Beginning in version 3.2.6, there is an experimental command that will display a synopsis of the query plan chosen. Recall that by prepending the keyword EXPLAIN to any SQLite statement you can get a listing of the virtual machine program that implements the statement. The new experimental feature is to prepend three keywords: EXPLAIN QUERY PLAN. With this three-word prefix, the result is a succinct description of which tables are scanned and which indices are used to help with the scan. From this it is much easier to deduce the query plan than by trying to decypher a potentially long and cryptic VM program.
Manual Control Of Query Plans
SQLite provides the ability for advanced programmers to exercise control over the query plan chosen by the optimizer. One method for doing this is to fudge the ANALYZE results. All results from the ANALYZE command are stored in a special table named SQLITE_STAT1. This table can only be created by running the ANALYZE command, but once the table exists, knowledgable programmers can alter its contents using standard INSERT, UPDATE, and DELETE commands in order to fake out the query optimizer. For an program that uses an SQLite database as its application file format, one development approach would be to construct a large database containing typical data and run the ANALYZE command to gather statistics. Then modify the program so that when it creates new SQLite databases, it runs the ANALYZE command during schema creation in order to create the SQLITE_STAT1 table, then loads the SQLITE_STAT1 table with values saved from trial runs during development. In that way, statistics from large working data sets can be preloaded into newly created application files.
Another approach to manually controlling the query plan is to use some peculiar syntax on joins that disables the table reordering optimization. If you use the keyword CROSS in a join, then the two tables connected by that join will not be reordered. So in this query, the optimizer is free to reorder the tables of the FROM clause anyway it sees fit:
SELECT * FROM node AS n1, edge AS e, node AS n2 WHERE n1.name = 'alice' AND n2.name = 'bob' AND e.orig = n1.id AND e.dest = n2.id;
But in the following logically equivalent formulation of the query, the substitution of "CROSS JOIN" for the "," means that the order of tables must be N1, E, N2.
SELECT * FROM node AS n1 CROSS JOIN edge AS e CROSS JOIN node AS n2 WHERE n1.name = 'alice' AND n2.name = 'bob' AND e.orig = n1.id AND e.dest = n2.id;
Hence, in the second form, the query plan must be option 2. Note that you must use the keyword CROSS in order to disable the table reordering optimization.
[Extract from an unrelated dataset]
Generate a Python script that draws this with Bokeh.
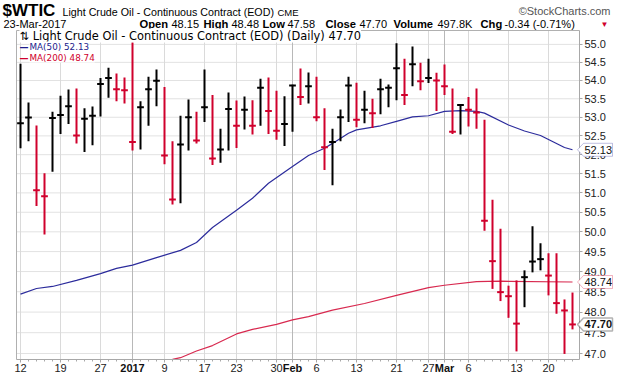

INNER JOIN, NATURAL JOIN, JOIN, and other similar combinations work just like a comma join in that the optimizer is free to reorder tables as it sees fit. (Table reordering is also disabled on an outer join, but that is because outer joins are not associative or commutative. Reordering tables in outer joins changes the result.) The use of the CROSS keyword to disable the table reordering by the optimizer is a planned feature for SQLite 3.2.6.